Stated task - Below are the records; give again exactly the lines from the one containing "Give me the matplotlib source for this chart." through the one containing "-0.3, -0.3, -0.3]", leaving out pictures.

START Excerpted records

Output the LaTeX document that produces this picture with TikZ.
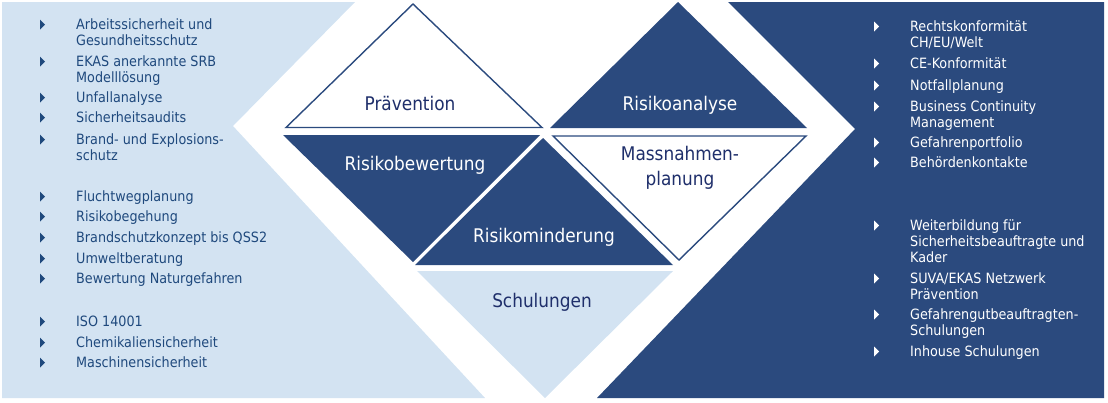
\documentclass[tikz,border=0pt]{standalone}
\usepackage{fontspec}
\IfFontExistsTF{DejaVu Sans Condensed}{\setmainfont{DejaVu Sans Condensed}}{\setmainfont{PT Sans}}
\definecolor{dkblue}{HTML}{2B4A7E}
\definecolor{ltblue}{HTML}{D3E3F2}
\definecolor{txtblue}{HTML}{1F497D}
\definecolor{navy}{HTML}{1F2F6B}
\begin{document}
\begin{tikzpicture}[x=1pt,y=-1pt,
  listtxt/.style={anchor=north west,inner sep=0pt,align=left,font=\fontsize{14.2}{15.8}\selectfont},
  lefttxt/.style={listtxt,text=txtblue},
  righttxt/.style={listtxt,text=white},
  dlabel/.style={inner sep=0pt,align=center,font=\fontsize{18.8}{25}\selectfont},
  outline/.style={draw=dkblue,line width=1.4pt,fill=white}]
\useasboundingbox (0,0) rectangle (1108,402);
% panels
\fill[ltblue] (2,2) -- (355,2) -- (233,126) -- (485,398) -- (2,398) -- cycle;
\fill[dkblue] (728,2) -- (1104,2) -- (1104,398) -- (597,398) -- (855,129) -- cycle;
% diamond triangles
\draw[outline] (413,4) -- (542,127.5) -- (286,127.5) -- cycle;
\fill[dkblue] (678,2) -- (807,128) -- (550,128) -- cycle;
\fill[dkblue] (283,135) -- (540,135) -- (413,262) -- cycle;
\draw[outline] (553,136) -- (806,136) -- (679,260) -- cycle;
\fill[dkblue] (543,138) -- (673,265) -- (415,265) -- cycle;
\fill[ltblue] (417,271) -- (673,271) -- (545,398) -- cycle;
% diamond labels
\node[dlabel,text=navy] (praev) at (410,103) {Prävention};
\node[dlabel,text=white] (ranalyse) at (680,105) {Risikoanalyse};
\node[dlabel,text=white] (rbewert) at (415,165) {Risikobewertung};
\node[dlabel,text=navy] (mplan) at (680,168) {Massnahmen-\\planung};
\node[dlabel,text=white] (rminder) at (544,237) {Risikominderung};
\node[dlabel,text=navy] (schul) at (542,302) {Schulungen};
% left list
\foreach \y/\t [count=\i] in {
  25/{Arbeitssicherheit und\\Gesundheitsschutz},
  62/{EKAS anerkannte SRB\\Modelllösung},
  98/{Unfallanalyse},
  118/{Sicherheitsaudits},
  140/{Brand- und Explosions-\\schutz},
  197/{Fluchtwegplanung},
  217/{Risikobegehung},
  238/{Brandschutzkonzept bis QSS2},
  259/{Umweltberatung},
  279/{Bewertung Naturgefahren},
  322/{ISO 14001},
  343/{Chemikaliensicherheit},
  363/{Maschinensicherheit}}{
  \fill[txtblue] (40,\y-5.5) -- (45,\y-0.5) -- (40,\y+4.5) -- cycle;
  \node[lefttxt] (l\i) at (76,\y-6.5) {\t};
}
% right list
\foreach \y/\t [count=\i] in {
  27/{Rechtskonformität\\CH/EU/Welt},
  64/{CE-Konformität},
  86/{Notfallplanung},
  107/{Business Continuity\\Management},
  143/{Gefahrenportfolio},
  163/{Behördenkontakte},
  226/{Weiterbildung für\\Sicherheitsbeauftragte und\\Kader},
  279/{SUVA/EKAS Netzwerk\\Prävention},
  315/{Gefahrengutbeauftragten-\\Schulungen},
  352/{Inhouse Schulungen}}{
  \fill[white] (874,\y-5.5) -- (879,\y-0.5) -- (874,\y+4.5) -- cycle;
  \node[righttxt] (r\i) at (910,\y-6.5) {\t};
}
\end{tikzpicture}
\end{document}
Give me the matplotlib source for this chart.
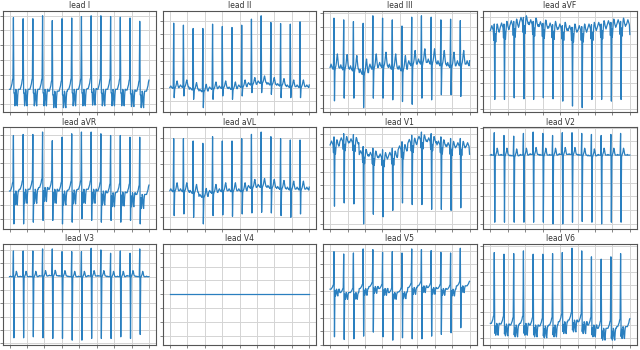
import numpy as np
import matplotlib
matplotlib.use("Agg")
import matplotlib.pyplot as plt
from matplotlib.ticker import MultipleLocator, MaxNLocator

# 12-lead layout, 14 beats per lead
lead_names = ["I", "II", "III", "aVF", "aVR", "aVL", "V1", "V2", "V3", "V4", "V5", "V6"]

# beat shapes between the spikes (R at index 8, S at index 9)
wave_a = [0, 0, 0, 0.05, 0.1, 0.15, 0.25, 0.3, 0, 0, -0.1, -0.45, -0.3, 0, -0.05, -0.4, -0.45, -0.15, 0, 0]
wave_b = [0, 0.05, 0.1, 0.05, 0, 0, -0.05, 0.1, 0, 0, -0.1, 0, 0.05, 0.15, 0.3, 0.4, 0.25, 0.1, 0, 0]
wave_c = [0, 0.05, 0.1, 0.15, 0.1, 0.05, 0, -0.3, 0, 0, -0.1, -0.35, -0.1, 0.1, 0.2, 0.15, 0.05, 0, -0.05, 0]
wave_d = [0, 0, 0.02, 0, 0, 0, 0, 0, 0, 0, -0.05, 0, 0.05, 0.1, 0.2, 0.15, 0.05, 0, 0, 0]

# lead I
base_I = [0, 0, 0, 0, -0.05, -0.05, 0, 0, 0.02, 0, 0, 0, -0.02, -0.05]
r_I = [1.95, 1.92, 1.92, 2.0, 1.87, 1.92, 1.94, 1.98, 2.0, 2.0, 1.98, 1.96, 1.94, 1.85]
s_I = [-0.1, -0.1, -0.1, -0.1, -0.15, -0.15, -0.1, -0.1, -0.08, -0.1, -0.1, -0.1, -0.12, -0.15]

# lead II
base_II = [0, 0.03, -0.05, -0.1, -0.03, 0, -0.03, 0.03, 0.1, 0.15, 0.1, 0.07, 0.03, 0.03]
r_II = [1.93, 1.87, 1.77, 1.77, 1.9, 1.83, 1.8, 1.87, 2.05, 2.15, 1.95, 1.92, 1.9, 1.97]
s_II = [-0.3, -0.25, -0.35, -0.6, -0.35, -0.25, -0.35, -0.25, -0.15, -0.15, -0.2, -0.3, -0.3, -0.3]

# lead III
base_III = [0, -0.02, -0.05, -0.15, 0, 0.05, 0, -0.05, 0.1, 0.15, 0.15, 0.1, 0.05, 0.1]
r_III = [1.45, 1.4, 1.35, 1.3, 1.52, 1.45, 1.4, 1.22, 1.48, 1.52, 1.48, 1.4, 1.42, 1.38]
s_III = [-0.98, -0.9, -0.9, -1.18, -0.9, -0.9, -0.95, -1.0, -1.08, -0.9, -0.95, -0.8, -0.8, -0.85]

# lead aVF
base_aVF = [0, 0.08, 0.15, 0.25, 0.18, 0.12, 0.08, 0.05, 0, 0, 0.05, 0.1, 0.15, 0.18]
r_aVF = [0.2, 0.2, 0.28, 0.4, 0.28, 0.22, 0.18, 0.15, 0.1, 0.12, 0.18, 0.2, 0.25, 0.28]
s_aVF = [-2.1, -2.1, -2.05, -2.08, -2.1, -2.05, -2.08, -2.15, -2.3, -2.35, -2.1, -2.1, -2.15, -2.1]

# lead aVR
base_aVR = [0, 0.05, 0.05, 0.1, 0.05, 0, 0.03, 0.05, 0.05, 0, -0.05, -0.03, -0.05, -0.1]
r_aVR = [1.6, 1.63, 1.63, 1.7, 1.45, 1.55, 1.65, 1.7, 1.7, 1.65, 1.6, 1.6, 1.55, 1.55]
s_aVR = [-0.95, -0.95, -0.9, -0.85, -0.85, -0.95, -0.9, -0.8, -0.85, -0.9, -0.85, -0.9, -0.85, -0.95]

# lead aVL
base_aVL = [0, 0, -0.05, -0.17, -0.05, 0, 0, 0, 0.1, 0.13, 0.1, 0.07, 0.05, 0.05]
r_aVL = [1.57, 1.57, 1.5, 1.43, 1.63, 1.5, 1.5, 1.57, 1.7, 1.77, 1.63, 1.57, 1.53, 1.53]
s_aVL = [-0.75, -0.7, -0.8, -1.0, -0.75, -0.73, -0.77, -0.7, -0.67, -0.65, -0.67, -0.75, -0.8, -0.7]

# lead V1
base_V1 = [0.05, 0.15, 0.12, -0.25, -0.3, -0.35, -0.3, -0.1, 0.1, 0.2, 0.15, 0.05, 0, 0]
r_V1 = [0.3, 0.4, 0.37, 0, -0.05, -0.1, -0.05, 0.15, 0.35, 0.45, 0.4, 0.3, 0.25, 0.25]
s_V1 = [-1.85, -1.75, -1.78, -2.4, -2.1, -2.18, -1.98, -1.75, -1.8, -1.8, -1.95, -1.95, -1.98, -1.9]

# lead V2
base_V2 = [0, 0, -0.02, 0, 0.02, 0, 0, 0.02, 0.02, 0, -0.02, 0, 0, 0]
r_V2 = [0.65, 0.57, 0.55, 0.63, 0.67, 0.63, 0.57, 0.65, 0.65, 0.63, 0.6, 0.57, 0.6, 0.63]
s_V2 = [-1.95, -1.95, -1.95, -1.95, -1.95, -1.95, -2.0, -2.0, -1.95, -1.93, -1.95, -2.0, -1.95, -1.95]

# lead V3
base_V3 = [0, 0, 0, 0.02, 0.03, 0.02, 0, 0, 0.02, 0.02, 0, 0, 0.02, 0]
r_V3 = [0.77, 0.77, 0.77, 0.83, 0.83, 0.75, 0.75, 0.75, 0.85, 0.8, 0.7, 0.77, 0.7, 0.83]
s_V3 = [-1.83, -1.83, -1.8, -1.83, -1.85, -1.85, -1.9, -1.9, -1.85, -1.85, -1.85, -1.8, -1.85, -1.73]

# lead V4 (flat, no signal)
base_V4 = [0] * 14
r_V4 = [0] * 14
s_V4 = [0] * 14

# lead V5
base_V5 = [0.05, -0.05, -0.05, 0.07, 0.13, 0.07, -0.05, -0.03, 0.1, 0.15, 0.1, 0.07, 0.05, 0.15]
r_V5 = [1.17, 1.1, 1.13, 1.25, 1.23, 1.15, 1.17, 1.13, 1.25, 1.23, 1.2, 1.15, 1.13, 1.27]
s_V5 = [-1.37, -1.45, -1.43, -1.35, -1.23, -1.37, -1.47, -1.4, -1.43, -1.43, -1.35, -1.3, -1.25, -1.1]

# lead V6
base_V6 = [0.05, 0.03, 0, 0.05, 0, -0.03, 0, 0.1, 0.15, 0.1, 0, -0.1, -0.1, -0.05]
r_V6 = [2.2, 2.15, 2.17, 2.25, 2.15, 2.15, 2.17, 2.2, 2.33, 2.25, 2.07, 2.0, 2.07, 2.17]
s_V6 = [-0.25, -0.27, -0.3, -0.25, -0.3, -0.33, -0.3, -0.2, -0.15, -0.2, -0.3, -0.4, -0.4, -0.35]

R_IDX, S_IDX, TAIL = 8, 9, 8


def build_trace(base, r, s, wave, scale):
    """Stitch one beat per (base, R, S) triple onto the lead's wave shape."""
    wave = np.asarray(wave, dtype=float) * scale
    beats = []
    for b, rv, sv in zip(base, r, s):
        seg = b + wave
        seg[R_IDX] = rv
        seg[S_IDX] = sv
        beats.append(seg)
    beats.append(base[-1] + wave[:TAIL])
    return np.concatenate(beats)


leads = {
    "I": build_trace(base_I, r_I, s_I, wave_a, 1.0),
    "II": build_trace(base_II, r_II, s_II, wave_b, 0.5),
    "III": build_trace(base_III, r_III, s_III, wave_b, 1.0),
    "aVF": build_trace(base_aVF, r_aVF, s_aVF, wave_c, 1.0),
    "aVR": build_trace(base_aVR, r_aVR, s_aVR, wave_a, 0.9),
    "aVL": build_trace(base_aVL, r_aVL, s_aVL, wave_b, 0.6),
    "V1": build_trace(base_V1, r_V1, s_V1, wave_c, 0.8),
    "V2": build_trace(base_V2, r_V2, s_V2, wave_d, 1.0),
    "V3": build_trace(base_V3, r_V3, s_V3, wave_d, 0.8),
    "V4": build_trace(base_V4, r_V4, s_V4, [0] * 20, 0.0),
    "V5": build_trace(base_V5, r_V5, s_V5, wave_a, 0.45),
    "V6": build_trace(base_V6, r_V6, s_V6, wave_a, 0.8),
}

fig, axes = plt.subplots(3, 4, figsize=(6.4, 3.5), dpi=100)
fig.subplots_adjust(left=0.004, right=0.995, top=0.968, bottom=0.015,
                    wspace=0.045, hspace=0.15)

for ax, name in zip(axes.flat, lead_names):
    y = leads[name]
    x = np.linspace(0, 4000, len(y))
    ax.plot(x, y, color="#2a7fbf", linewidth=0.9)
    ax.set_title(f"lead {name}", fontsize=5.5, pad=2, color="#333333")
    ax.xaxis.set_major_locator(MultipleLocator(500))
    ax.yaxis.set_major_locator(MaxNLocator(nbins=8))
    ax.grid(True, color="#d4d4d4", linewidth=0.7)
    ax.tick_params(length=2, width=0.5, colors="#555555",
                   labelbottom=False, labelleft=False)
    for sp in ax.spines.values():
        sp.set_color("#555555")
        sp.set_linewidth(0.8)

fig.savefig("out.png", dpi=100)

END Excerpted records

Result of this exercise -
Give me the matplotlib source for this chart.
import numpy as np
import matplotlib
matplotlib.use("Agg")
import matplotlib.pyplot as plt
from matplotlib.ticker import MultipleLocator, MaxNLocator

# 12-lead layout, 14 beats per lead
lead_names = ["I", "II", "III", "aVF", "aVR", "aVL", "V1", "V2", "V3", "V4", "V5", "V6"]

# beat shapes between the spikes (R at index 8, S at index 9)
wave_a = [0, 0, 0, 0.05, 0.1, 0.15, 0.25, 0.3, 0, 0, -0.1, -0.45, -0.3, 0, -0.05, -0.4, -0.45, -0.15, 0, 0]
wave_b = [0, 0.05, 0.1, 0.05, 0, 0, -0.05, 0.1, 0, 0, -0.1, 0, 0.05, 0.15, 0.3, 0.4, 0.25, 0.1, 0, 0]
wave_c = [0, 0.05, 0.1, 0.15, 0.1, 0.05, 0, -0.3, 0, 0, -0.1, -0.35, -0.1, 0.1, 0.2, 0.15, 0.05, 0, -0.05, 0]
wave_d = [0, 0, 0.02, 0, 0, 0, 0, 0, 0, 0, -0.05, 0, 0.05, 0.1, 0.2, 0.15, 0.05, 0, 0, 0]

# lead I
base_I = [0, 0, 0, 0, -0.05, -0.05, 0, 0, 0.02, 0, 0, 0, -0.02, -0.05]
r_I = [1.95, 1.92, 1.92, 2.0, 1.87, 1.92, 1.94, 1.98, 2.0, 2.0, 1.98, 1.96, 1.94, 1.85]
s_I = [-0.1, -0.1, -0.1, -0.1, -0.15, -0.15, -0.1, -0.1, -0.08, -0.1, -0.1, -0.1, -0.12, -0.15]

# lead II
base_II = [0, 0.03, -0.05, -0.1, -0.03, 0, -0.03, 0.03, 0.1, 0.15, 0.1, 0.07, 0.03, 0.03]
r_II = [1.93, 1.87, 1.77, 1.77, 1.9, 1.83, 1.8, 1.87, 2.05, 2.15, 1.95, 1.92, 1.9, 1.97]
s_II = [-0.3, -0.25, -0.35, -0.6, -0.35, -0.25, -0.35, -0.25, -0.15, -0.15, -0.2, -0.3, -0.3, -0.3]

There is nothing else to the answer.